“Fasting Diet for Diabetes ‘Could
Repair Pancreas’” is the full title of a WebMD Health piece by Peter Russell in
Medscape
Medical News. Note that the ‘could repair pancreas’ is within single
quotation marks. Still, the headline is provocative and got my attention. After all, you only get one pancreas, and by
the time most people are diagnosed as Type 2 diabetics, a substantial part (up to 80%) of the insulin producing cells in the
pancreas have been destroyed. And the evidence is scant that the pancreas can
or does create new beta cells.
Thus, as the lede states,
“‘Rebooting’ the organ in this way could help [these] insulin-producing cells
to repair themselves and start producing the hormone.” “This way” refers to a
diet of “a very limited number of high-fat calories.” The researchers compared
this restricted-calorie, high-fat diet with biomarkers associated with a
water-only diet and found it had “the same physiological effects on the body as
more extreme fasting.” Thus, they called the restricted-calorie, high-fat diet
a “fasting–mimicking diet.” Alas, the study was done on mice.
Nevertheless, the study, published
in the journal Cell, said that
“during periods of fasting, the cells go into ‘standby’ mode. Then when feeding
begins again, new cells are produced that have the potential to become
insulin-producing.” “New cells” is hopeful; “potential” a lot less so…but it is
still worth further investigation.
Medscape also reported: “The
research team, led by the University of Southern California, says that
laboratory tests on tissue samples from people with type 1 diabetes produced
similar effects.” Now that IS promising. But this piece, “intended
for a consumer audience,” was pretty thin, so I referred to the full article in Cell.
Quote:
“In consideration of the challenges and side effects
associated with prolonged fasting in humans, we developed a low-calorie,
low-protein and low-carbohydrate but high-fat 4-day fasting mimicking diet
(FMD) that causes changes in the levels of specific growth factors, glucose,
and ketone bodies similar to those caused by water-only fasting. Here, we
examine whether cycles of the FMD are able to promote the generation of
insulin-producing β cells and investigate the mechanisms responsible for these
effects,” the researchers say.
The diet: “…a
low-calorie, low-protein and low-carbohydrate but high-fat 4-day fasting
mimicking diet…”
Well, the rest of the article in Cell is way over my head, but some aspects of the premise, the
findings, and the discussion were comprehensible to me, so I will try to convey
a bit of the essence in these excerpted quotes:
“The ability of animals to survive food deprivation is an
adaptive response accompanied by the atrophy of many tissues and organs to
minimize energy expenditure.” This is related to autophagy, a well known process.

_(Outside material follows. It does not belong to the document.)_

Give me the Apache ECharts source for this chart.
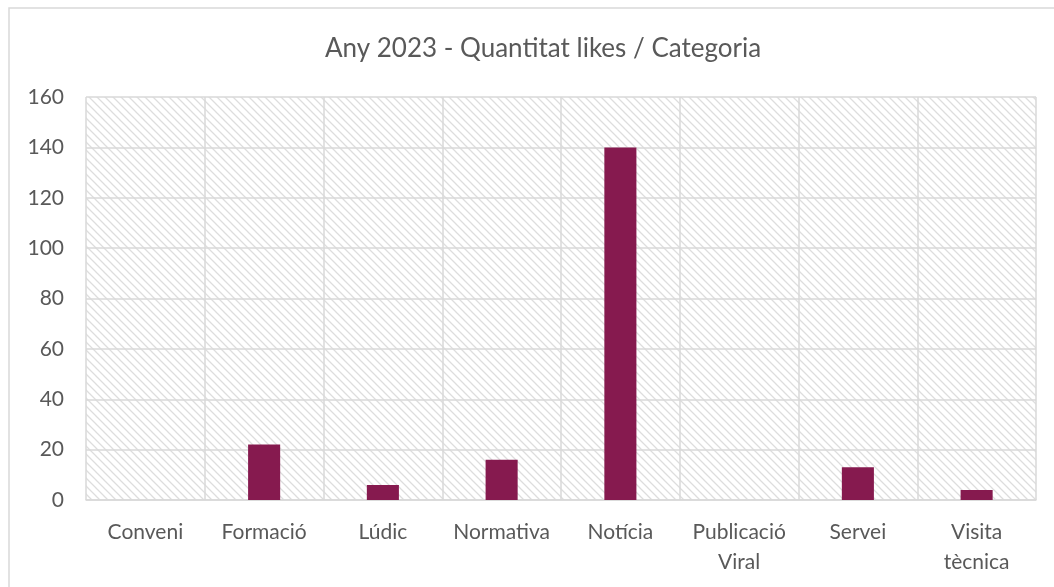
<!DOCTYPE html>
<html><head><meta charset="utf-8">
<script src="https://cdn.jsdelivr.net/npm/echarts@6/dist/echarts.min.js"></script>
<style>html,body{margin:0;padding:0;background:#fff}#c{width:1054px;height:587px}</style>
</head><body><div id="c"></div>
<script>
const categories = ['Conveni','Formació','Lúdic','Normativa','Notícia','Publicació\nViral','Servei','Visita\ntècnica'];
const likes = [0, 22, 6, 16, 140, 0, 13, 4];
const yTicks = {min: 0, max: 160, interval: 20};
const titleText = 'Any 2023 - Quantitat likes / Categoria';

// hatch pattern
const pc = document.createElement('canvas');
pc.width = 8; pc.height = 8;
const g = pc.getContext('2d');
g.fillStyle = '#ffffff'; g.fillRect(0,0,8,8);
g.strokeStyle = '#dddddd'; g.lineWidth = 1.3;
g.beginPath();
g.moveTo(-1,-1); g.lineTo(9,9);
g.moveTo(-9,-1); g.lineTo(1,9);
g.moveTo(7,-1); g.lineTo(17,9);
g.stroke();

const font = 'Lato, "Open Sans", sans-serif';
const chart = echarts.init(document.getElementById('c'));
chart.setOption({
  animation: false,
  title: {text: titleText, left: 320, top: 31,
    textStyle: {fontFamily: font, fontSize: 26, fontWeight: 'normal', color: '#595959'}},
  graphic: [{type: 'rect', shape: {x: 9, y: 8, width: 1100, height: 700},
    style: {fill: 'none', stroke: '#d9d9d9', lineWidth: 1.5}, silent: true, z: -1}],
  grid: {left: 86, right: 18, top: 97, bottom: 87, show: true,
    backgroundColor: {image: pc, repeat: 'repeat'}, borderWidth: 0},
  xAxis: {type: 'category', data: categories,
    axisLine: {show: true, lineStyle: {color: '#d9d9d9', width: 1.5}},
    axisTick: {show: false},
    splitLine: {show: true, lineStyle: {color: '#d9d9d9', width: 1.5}},
    axisLabel: {fontFamily: font, fontSize: 21, color: '#595959', margin: 17, lineHeight: 30, interval: 0}},
  yAxis: {type: 'value', min: yTicks.min, max: yTicks.max, interval: yTicks.interval,
    axisLine: {show: false}, axisTick: {show: false},
    splitLine: {lineStyle: {color: '#d9d9d9', width: 1.5}},
    axisLabel: {fontFamily: font, fontSize: 21, color: '#595959', margin: 22}},
  series: [{type: 'bar', data: likes, barWidth: '27%',
    itemStyle: {color: '#861a4f'}}]
});
</script></body></html>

“Stem-cell-based therapies can potentially reverse organ
dysfunction and diseases, but the removal of impaired tissue and activation of
a program leading to organ regeneration pose major challenges.”
“In mice, a 4-day fasting mimicking diet (FMD) induces a
stepwise expression of [certain genes], followed by [another gene]-driven
generation of insulin producing ß [beta] cells, resembling that observed during
pancreatic development.” The researchers focused on fetal pancreatic
development in both mice and humans.
“FMD cycles restore insulin secretion and glucose
homeostasis in both T1 and T2 diabetes in mouse models.”

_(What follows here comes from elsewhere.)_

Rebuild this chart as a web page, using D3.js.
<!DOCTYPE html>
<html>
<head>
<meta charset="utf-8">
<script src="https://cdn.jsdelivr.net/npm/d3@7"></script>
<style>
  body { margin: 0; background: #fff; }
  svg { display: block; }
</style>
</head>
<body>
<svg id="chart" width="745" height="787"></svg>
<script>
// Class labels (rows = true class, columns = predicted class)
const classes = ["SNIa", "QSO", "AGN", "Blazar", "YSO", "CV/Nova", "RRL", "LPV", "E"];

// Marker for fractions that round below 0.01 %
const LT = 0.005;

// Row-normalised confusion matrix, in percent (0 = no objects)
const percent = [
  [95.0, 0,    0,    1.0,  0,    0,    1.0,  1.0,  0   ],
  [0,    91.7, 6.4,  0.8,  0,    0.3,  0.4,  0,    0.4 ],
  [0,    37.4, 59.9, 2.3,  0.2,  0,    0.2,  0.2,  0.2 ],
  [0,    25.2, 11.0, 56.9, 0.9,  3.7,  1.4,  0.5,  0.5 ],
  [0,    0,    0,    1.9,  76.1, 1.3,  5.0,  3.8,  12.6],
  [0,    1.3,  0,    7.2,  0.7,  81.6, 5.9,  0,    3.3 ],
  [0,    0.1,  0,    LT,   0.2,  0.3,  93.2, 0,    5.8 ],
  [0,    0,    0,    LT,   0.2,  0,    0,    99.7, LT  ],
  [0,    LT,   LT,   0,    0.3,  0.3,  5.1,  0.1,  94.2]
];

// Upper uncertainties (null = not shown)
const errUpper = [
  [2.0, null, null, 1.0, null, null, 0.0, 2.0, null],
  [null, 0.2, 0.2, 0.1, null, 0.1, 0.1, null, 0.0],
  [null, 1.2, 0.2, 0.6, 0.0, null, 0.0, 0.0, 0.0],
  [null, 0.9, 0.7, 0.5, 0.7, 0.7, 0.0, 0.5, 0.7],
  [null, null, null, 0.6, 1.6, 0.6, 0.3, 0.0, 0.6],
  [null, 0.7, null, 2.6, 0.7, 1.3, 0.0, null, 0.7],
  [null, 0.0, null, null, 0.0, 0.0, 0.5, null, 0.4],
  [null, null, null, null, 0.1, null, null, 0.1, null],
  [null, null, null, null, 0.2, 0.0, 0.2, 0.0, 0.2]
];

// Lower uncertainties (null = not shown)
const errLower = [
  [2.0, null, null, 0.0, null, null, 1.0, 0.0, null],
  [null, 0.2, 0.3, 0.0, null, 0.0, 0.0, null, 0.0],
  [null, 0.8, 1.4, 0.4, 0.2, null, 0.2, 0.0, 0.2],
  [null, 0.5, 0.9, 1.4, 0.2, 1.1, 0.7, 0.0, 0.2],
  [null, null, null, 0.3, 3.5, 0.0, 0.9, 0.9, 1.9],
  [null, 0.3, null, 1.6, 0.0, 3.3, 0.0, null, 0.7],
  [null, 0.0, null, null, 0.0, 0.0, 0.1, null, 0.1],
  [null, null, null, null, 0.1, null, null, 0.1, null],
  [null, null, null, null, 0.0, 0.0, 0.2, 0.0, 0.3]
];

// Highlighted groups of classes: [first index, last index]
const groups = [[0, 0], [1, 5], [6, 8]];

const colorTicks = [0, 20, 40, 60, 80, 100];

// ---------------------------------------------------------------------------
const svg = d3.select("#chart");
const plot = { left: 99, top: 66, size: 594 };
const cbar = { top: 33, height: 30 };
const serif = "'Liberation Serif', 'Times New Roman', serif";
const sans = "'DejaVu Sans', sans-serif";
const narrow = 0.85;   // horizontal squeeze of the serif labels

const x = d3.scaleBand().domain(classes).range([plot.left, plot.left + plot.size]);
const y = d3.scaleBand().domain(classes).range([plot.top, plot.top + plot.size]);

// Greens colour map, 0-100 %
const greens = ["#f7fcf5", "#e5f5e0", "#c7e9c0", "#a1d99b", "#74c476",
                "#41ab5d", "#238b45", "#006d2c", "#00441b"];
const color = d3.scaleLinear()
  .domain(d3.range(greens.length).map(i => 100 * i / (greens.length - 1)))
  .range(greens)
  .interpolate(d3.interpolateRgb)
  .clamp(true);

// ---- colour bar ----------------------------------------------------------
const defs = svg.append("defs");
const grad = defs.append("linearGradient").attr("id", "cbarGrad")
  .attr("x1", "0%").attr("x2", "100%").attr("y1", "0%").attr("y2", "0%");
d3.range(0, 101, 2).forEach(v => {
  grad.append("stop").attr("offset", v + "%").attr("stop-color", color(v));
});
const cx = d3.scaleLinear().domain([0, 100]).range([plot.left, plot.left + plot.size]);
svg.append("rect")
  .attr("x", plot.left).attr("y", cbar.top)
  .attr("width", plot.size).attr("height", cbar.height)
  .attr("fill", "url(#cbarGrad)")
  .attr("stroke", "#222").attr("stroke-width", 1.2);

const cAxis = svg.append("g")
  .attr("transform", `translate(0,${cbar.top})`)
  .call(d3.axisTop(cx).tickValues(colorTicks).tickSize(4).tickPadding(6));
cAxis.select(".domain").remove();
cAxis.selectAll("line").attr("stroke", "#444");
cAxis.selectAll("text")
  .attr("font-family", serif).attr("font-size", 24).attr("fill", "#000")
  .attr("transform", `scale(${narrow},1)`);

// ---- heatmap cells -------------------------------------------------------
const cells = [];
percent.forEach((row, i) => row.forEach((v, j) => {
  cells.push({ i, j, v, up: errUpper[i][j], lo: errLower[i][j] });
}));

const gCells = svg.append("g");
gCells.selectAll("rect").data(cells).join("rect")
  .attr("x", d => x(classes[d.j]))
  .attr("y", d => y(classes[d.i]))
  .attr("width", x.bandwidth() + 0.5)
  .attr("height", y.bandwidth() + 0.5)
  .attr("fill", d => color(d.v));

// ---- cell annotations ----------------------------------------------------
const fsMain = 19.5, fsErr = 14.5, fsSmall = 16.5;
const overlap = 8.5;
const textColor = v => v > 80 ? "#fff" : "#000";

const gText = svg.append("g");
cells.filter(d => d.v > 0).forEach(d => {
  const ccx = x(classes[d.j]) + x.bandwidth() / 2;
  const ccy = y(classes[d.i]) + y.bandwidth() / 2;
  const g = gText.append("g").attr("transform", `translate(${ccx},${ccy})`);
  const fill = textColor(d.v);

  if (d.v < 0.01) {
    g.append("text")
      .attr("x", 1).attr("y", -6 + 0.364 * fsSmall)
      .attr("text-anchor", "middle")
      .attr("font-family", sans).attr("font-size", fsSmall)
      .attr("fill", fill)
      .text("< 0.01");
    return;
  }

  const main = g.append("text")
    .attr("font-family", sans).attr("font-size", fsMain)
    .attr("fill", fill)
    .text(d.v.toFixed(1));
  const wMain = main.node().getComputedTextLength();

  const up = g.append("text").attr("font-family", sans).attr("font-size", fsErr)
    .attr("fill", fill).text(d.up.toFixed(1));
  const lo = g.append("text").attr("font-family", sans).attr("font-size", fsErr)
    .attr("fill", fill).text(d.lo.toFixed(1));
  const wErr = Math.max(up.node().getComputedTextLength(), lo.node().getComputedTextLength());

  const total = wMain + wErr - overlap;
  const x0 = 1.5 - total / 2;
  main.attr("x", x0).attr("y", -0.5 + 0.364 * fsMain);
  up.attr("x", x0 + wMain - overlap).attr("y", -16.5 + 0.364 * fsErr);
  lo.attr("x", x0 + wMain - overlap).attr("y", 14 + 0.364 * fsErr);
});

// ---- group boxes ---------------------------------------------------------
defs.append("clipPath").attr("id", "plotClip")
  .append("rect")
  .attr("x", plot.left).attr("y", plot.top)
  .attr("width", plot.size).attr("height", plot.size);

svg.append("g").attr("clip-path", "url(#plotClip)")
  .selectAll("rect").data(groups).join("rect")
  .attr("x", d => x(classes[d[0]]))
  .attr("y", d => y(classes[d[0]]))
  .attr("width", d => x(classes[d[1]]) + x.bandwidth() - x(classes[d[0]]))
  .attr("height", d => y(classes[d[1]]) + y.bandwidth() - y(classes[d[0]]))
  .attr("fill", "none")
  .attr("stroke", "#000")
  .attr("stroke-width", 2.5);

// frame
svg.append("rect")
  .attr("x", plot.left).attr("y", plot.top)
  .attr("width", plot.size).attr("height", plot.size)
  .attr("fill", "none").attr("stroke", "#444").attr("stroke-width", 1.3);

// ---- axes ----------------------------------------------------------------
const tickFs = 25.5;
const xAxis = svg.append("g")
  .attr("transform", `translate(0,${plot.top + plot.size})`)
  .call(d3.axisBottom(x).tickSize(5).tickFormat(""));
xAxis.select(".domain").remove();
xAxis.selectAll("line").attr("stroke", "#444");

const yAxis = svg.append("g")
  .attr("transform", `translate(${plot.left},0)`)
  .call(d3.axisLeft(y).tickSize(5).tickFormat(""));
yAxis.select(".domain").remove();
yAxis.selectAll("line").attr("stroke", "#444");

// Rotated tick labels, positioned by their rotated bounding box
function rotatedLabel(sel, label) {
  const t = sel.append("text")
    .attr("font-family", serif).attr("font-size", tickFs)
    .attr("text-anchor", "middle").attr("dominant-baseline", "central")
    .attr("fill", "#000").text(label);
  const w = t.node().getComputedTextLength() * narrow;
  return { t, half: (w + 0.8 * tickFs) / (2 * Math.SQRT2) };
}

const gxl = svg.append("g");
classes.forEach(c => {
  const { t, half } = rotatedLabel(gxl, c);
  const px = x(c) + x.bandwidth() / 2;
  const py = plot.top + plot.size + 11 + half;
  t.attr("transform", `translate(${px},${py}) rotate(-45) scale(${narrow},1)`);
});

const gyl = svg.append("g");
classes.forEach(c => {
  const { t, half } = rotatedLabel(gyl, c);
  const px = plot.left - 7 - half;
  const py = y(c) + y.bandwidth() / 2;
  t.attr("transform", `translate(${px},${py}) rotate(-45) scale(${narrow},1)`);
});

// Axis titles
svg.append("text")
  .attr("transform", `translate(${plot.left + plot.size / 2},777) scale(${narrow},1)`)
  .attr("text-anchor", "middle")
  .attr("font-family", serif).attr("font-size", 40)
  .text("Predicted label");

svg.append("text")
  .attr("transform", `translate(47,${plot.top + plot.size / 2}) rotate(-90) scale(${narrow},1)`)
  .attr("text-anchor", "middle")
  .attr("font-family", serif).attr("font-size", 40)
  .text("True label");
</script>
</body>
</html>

“Fasting conditions reduce [certain intracellular
signaling pathways that are central regulators of cell metabolism] and induce
[gene] expression and insulin production”
“These results indicate that a FMD
promotes the reprogramming of pancreatic cells to restore insulin generation in
islets from T1D patients and reverse both T1D and T2D phenotypes in mouse
models.”
So far I’m up to
fasting 2 and at times 3 days a week. It’s easy. So, I’m not averse to trying a
fasting-mimicking-diet (FMD) cycle that “entails [a] 4-day FMD cycle and up to
10 days of re-feeding.” That’s like every 2-weeks!